### What the exercise asks
Every line below should be copied exactly; drop the pictures.

### Data block
※
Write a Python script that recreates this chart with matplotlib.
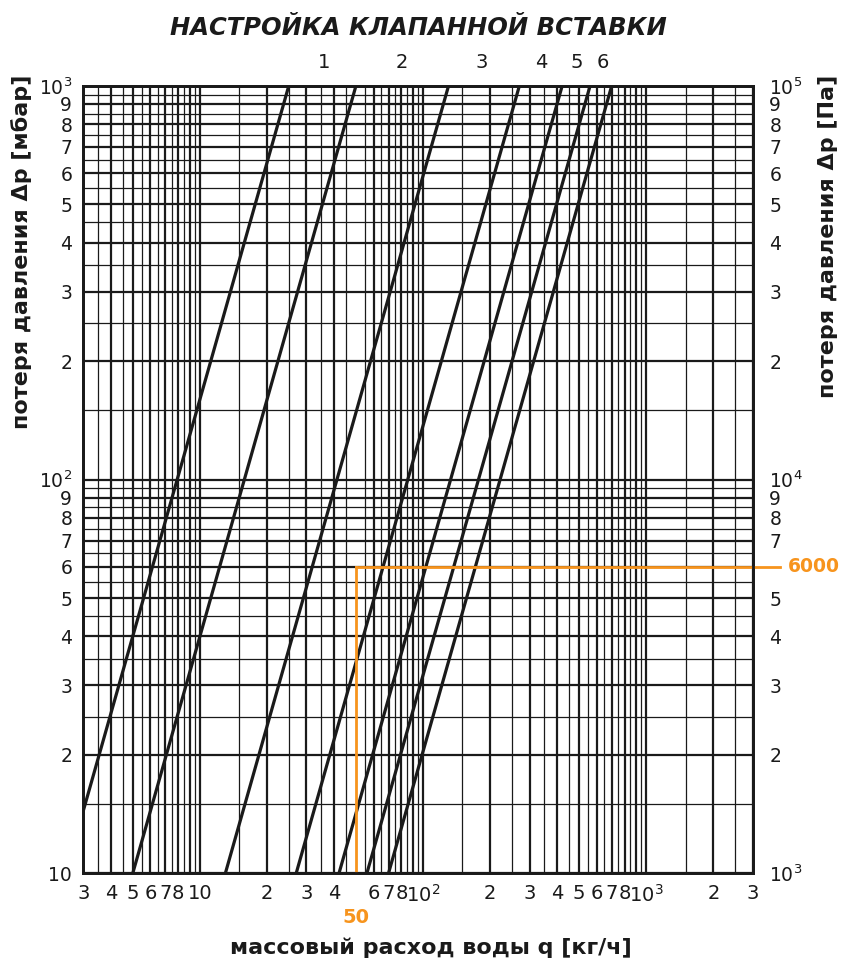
import numpy as np
import matplotlib
matplotlib.use("Agg")
import matplotlib.pyplot as plt
from matplotlib.transforms import blended_transform_factory

plt.rcParams['font.family'] = ['DejaVu Sans']
plt.rcParams['mathtext.default'] = 'regular'

# ---- data ----
# flow q [kg/h] at which each setting curve reaches 10 mbar (curves follow dp ~ q^2)
curve_q_at_10mbar = [2.5, 5.0, 13.0, 27.0, 42.0, 56.0, 70.0]
curve_labels = ["", "1", "2", "3", "4", "5", "6"]
label_q_positions = [None, 36, 80, 183, 337, 489, 640]

x_ticks = [3, 4, 5, 6, 7, 8, 10, 20, 30, 40, 60, 70, 80, 100, 200, 300, 400, 500, 600, 700, 800, 1000, 2000, 3000]
x_ticklabels = ["3", "4", "5", "6", "7", "8", "10", "2", "3", "4", "6", "7", "8", "$10^2$",
                "2", "3", "4", "5", "6", "7", "8", "$10^3$", "2", "3"]
y_ticks = [10, 20, 30, 40, 50, 60, 70, 80, 90, 100, 200, 300, 400, 500, 600, 700, 800, 900, 1000]
y_ticklabels_left = ["10", "2", "3", "4", "5", "6", "7", "8", "9", "$10^2$",
                     "2", "3", "4", "5", "6", "7", "8", "9", "$10^3$"]
y_ticklabels_right = ["$10^3$", "2", "3", "4", "5", "", "7", "8", "9", "$10^4$",
                      "2", "3", "4", "5", "6", "7", "8", "9", "$10^5$"]

example_q = 50
example_dp_mbar = 60
example_q_label = "50"
example_dp_label = "6000"

orange = "#F7941D"
ink = '#1a1a1a'

fig = plt.figure(figsize=(8.41, 9.66), dpi=100)
ax = fig.add_axes([0.099, 0.096, 0.796, 0.815])
ax.set_xscale('log')
ax.set_yscale('log')
ax.set_xlim(3, 3000)
ax.set_ylim(10, 1000)

# grid lines (half steps thin, integer steps thick)
def grid_vals(lo, hi):
    vals = []
    for dec in [1, 10, 100, 1000]:
        for m in np.arange(1.0, 10.0, 0.5):
            v = m * dec
            if lo <= v <= hi:
                vals.append((v, float(m).is_integer()))
    return vals

for v, major in grid_vals(3, 3000):
    if v == example_q:
        continue
    ax.axvline(v, color=ink, lw=1.6 if major else 0.9, zorder=1)
for v, major in grid_vals(10, 1000):
    ax.axhline(v, color=ink, lw=1.6 if major else 0.9, zorder=1)

# curves
q = np.logspace(np.log10(2), np.log10(4000), 400)
for q10 in curve_q_at_10mbar:
    ax.plot(q, 10 * (q / q10) ** 2, color=ink, lw=2.3, zorder=3)

# curve labels above the plot
trans = blended_transform_factory(ax.transData, ax.transAxes)
for lab, xq in zip(curve_labels, label_q_positions):
    if lab:
        ax.text(xq, 1.03, lab, transform=trans, ha='center', va='center', fontsize=14, color=ink)

# orange example
ax.plot([example_q, example_q], [10, example_dp_mbar], color=orange, lw=2, zorder=4)
ax.plot([example_q, 3966], [example_dp_mbar, example_dp_mbar], color=orange, lw=2, zorder=4, clip_on=False)
ax.text(example_q, -0.056, example_q_label, transform=trans, ha='center', va='center',
        fontsize=14, fontweight='bold', color=orange)
ax.text(1.092, example_dp_mbar, example_dp_label, transform=blended_transform_factory(ax.transAxes, ax.transData),
        ha='center', va='center', fontsize=13.5, fontweight='bold', color=orange)

ax.set_xticks(x_ticks)
ax.set_xticklabels(x_ticklabels, fontsize=14)
ax.xaxis.set_minor_locator(matplotlib.ticker.NullLocator())
ax.set_yticks(y_ticks)
ax.set_yticklabels(y_ticklabels_left, fontsize=13.5)
ax.yaxis.set_minor_locator(matplotlib.ticker.NullLocator())
ax.tick_params(axis='both', length=0, pad=8, colors=ink)

ax2 = ax.twinx()
ax2.set_yscale('log')
ax2.set_ylim(1000, 100000)
ax2.set_yticks([v * 100 for v in y_ticks])
ax2.set_yticklabels(y_ticklabels_right, fontsize=13.5)
ax2.yaxis.set_minor_locator(matplotlib.ticker.NullLocator())
ax2.tick_params(axis='y', length=0, pad=12, colors=ink)

for a in (ax, ax2):
    for s in a.spines.values():
        s.set_linewidth(2)
        s.set_color(ink)

fig.text(0.497, 1 - 28 / 966, "НАСТРОЙКА КЛАПАННОЙ ВСТАВКИ", ha='center', va='center',
         fontsize=17.5, fontweight='bold', fontstyle='italic', color=ink)
fig.text(0.512, 1 - 948 / 966, "массовый расход воды q [кг/ч]", ha='center', va='center',
         fontsize=16, fontweight='bold', color=ink)
fig.text(22 / 841, 1 - 75 / 966, "потеря давления Δp [мбар]", rotation=90, ha='center', va='top',
         fontsize=16, fontweight='bold', color=ink)
fig.text(828 / 841, 1 - 75 / 966, "потеря давления Δp [Па]", rotation=90, ha='center', va='top',
         fontsize=16, fontweight='bold', color=ink)

fig.savefig("out.png", dpi=100)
※
### Result below
Write a Python script that recreates this chart with matplotlib.
import numpy as np
import matplotlib
matplotlib.use("Agg")
import matplotlib.pyplot as plt
from matplotlib.transforms import blended_transform_factory

plt.rcParams['font.family'] = ['DejaVu Sans']
plt.rcParams['mathtext.default'] = 'regular'

# ---- data ----
# flow q [kg/h] at which each setting curve reaches 10 mbar (curves follow dp ~ q^2)
curve_q_at_10mbar = [2.5, 5.0, 13.0, 27.0, 42.0, 56.0, 70.0]
curve_labels = ["", "1", "2", "3", "4", "5", "6"]
label_q_positions = [None, 36, 80, 183, 337, 489, 640]

x_ticks = [3, 4, 5, 6, 7, 8, 10, 20, 30, 40, 60, 70, 80, 100, 200, 300, 400, 500, 600, 700, 800, 1000, 2000, 3000]
x_ticklabels = ["3", "4", "5", "6", "7", "8", "10", "2", "3", "4", "6", "7", "8", "$10^2$",
                "2", "3", "4", "5", "6", "7", "8", "$10^3$", "2", "3"]
y_ticks = [10, 20, 30, 40, 50, 60, 70, 80, 90, 100, 200, 300, 400, 500, 600, 700, 800, 900, 1000]
y_ticklabels_left = ["10", "2", "3", "4", "5", "6", "7", "8", "9", "$10^2$",
                     "2", "3", "4", "5", "6", "7", "8", "9", "$10^3$"]
y_ticklabels_right = ["$10^3$", "2", "3", "4", "5", "", "7", "8", "9", "$10^4$",
                      "2", "3", "4", "5", "6", "7", "8", "9", "$10^5$"]

example_q = 50
example_dp_mbar = 60
example_q_label = "50"
example_dp_label = "6000"

orange = "#F7941D"
ink = '#1a1a1a'

fig = plt.figure(figsize=(8.41, 9.66), dpi=100)
ax = fig.add_axes([0.099, 0.096, 0.796, 0.815])
ax.set_xscale('log')
ax.set_yscale('log')
ax.set_xlim(3, 3000)
ax.set_ylim(10, 1000)

# grid lines (half steps thin, integer steps thick)
def grid_vals(lo, hi):
    vals = []
    for dec in [1, 10, 100, 1000]:
        for m in np.arange(1.0, 10.0, 0.5):
            v = m * dec
            if lo <= v <= hi:
                vals.append((v, float(m).is_integer()))
    return vals

for v, major in grid_vals(3, 3000):
    if v == example_q:
        continue
    ax.axvline(v, color=ink, lw=1.6 if major else 0.9, zorder=1)
for v, major in grid_vals(10, 1000):
    ax.axhline(v, color=ink, lw=1.6 if major else 0.9, zorder=1)

# curves
q = np.logspace(np.log10(2), np.log10(4000), 400)
for q10 in curve_q_at_10mbar:
    ax.plot(q, 10 * (q / q10) ** 2, color=ink, lw=2.3, zorder=3)

# curve labels above the plot
trans = blended_transform_factory(ax.transData, ax.transAxes)
for lab, xq in zip(curve_labels, label_q_positions):
    if lab:
        ax.text(xq, 1.03, lab, transform=trans, ha='center', va='center', fontsize=14, color=ink)

# orange example
ax.plot([example_q, example_q], [10, example_dp_mbar], color=orange, lw=2, zorder=4)
ax.plot([example_q, 3966], [example_dp_mbar, example_dp_mbar], color=orange, lw=2, zorder=4, clip_on=False)
ax.text(example_q, -0.056, example_q_label, transform=trans, ha='center', va='center',
        fontsize=14, fontweight='bold', color=orange)
ax.text(1.092, example_dp_mbar, example_dp_label, transform=blended_transform_factory(ax.transAxes, ax.transData),
        ha='center', va='center', fontsize=13.5, fontweight='bold', color=orange)

ax.set_xticks(x_ticks)
ax.set_xticklabels(x_ticklabels, fontsize=14)
ax.xaxis.set_minor_locator(matplotlib.ticker.NullLocator())
ax.set_yticks(y_ticks)
ax.set_yticklabels(y_ticklabels_left, fontsize=13.5)
ax.yaxis.set_minor_locator(matplotlib.ticker.NullLocator())
ax.tick_params(axis='both', length=0, pad=8, colors=ink)

ax2 = ax.twinx()
ax2.set_yscale('log')
ax2.set_ylim(1000, 100000)
ax2.set_yticks([v * 100 for v in y_ticks])
ax2.set_yticklabels(y_ticklabels_right, fontsize=13.5)
ax2.yaxis.set_minor_locator(matplotlib.ticker.NullLocator())
ax2.tick_params(axis='y', length=0, pad=12, colors=ink)

for a in (ax, ax2):
    for s in a.spines.values():
        s.set_linewidth(2)
        s.set_color(ink)

fig.text(0.497, 1 - 28 / 966, "НАСТРОЙКА КЛАПАННОЙ ВСТАВКИ", ha='center', va='center',
         fontsize=17.5, fontweight='bold', fontstyle='italic', color=ink)
fig.text(0.512, 1 - 948 / 966, "массовый расход воды q [кг/ч]", ha='center', va='center',
         fontsize=16, fontweight='bold', color=ink)
fig.text(22 / 841, 1 - 75 / 966, "потеря давления Δp [мбар]", rotation=90, ha='center', va='top',
         fontsize=16, fontweight='bold', color=ink)
fig.text(828 / 841, 1 - 75 / 966, "потеря давления Δp [Па]", rotation=90, ha='center', va='top',
         fontsize=16, fontweight='bold', color=ink)

fig.savefig("out.png", dpi=100)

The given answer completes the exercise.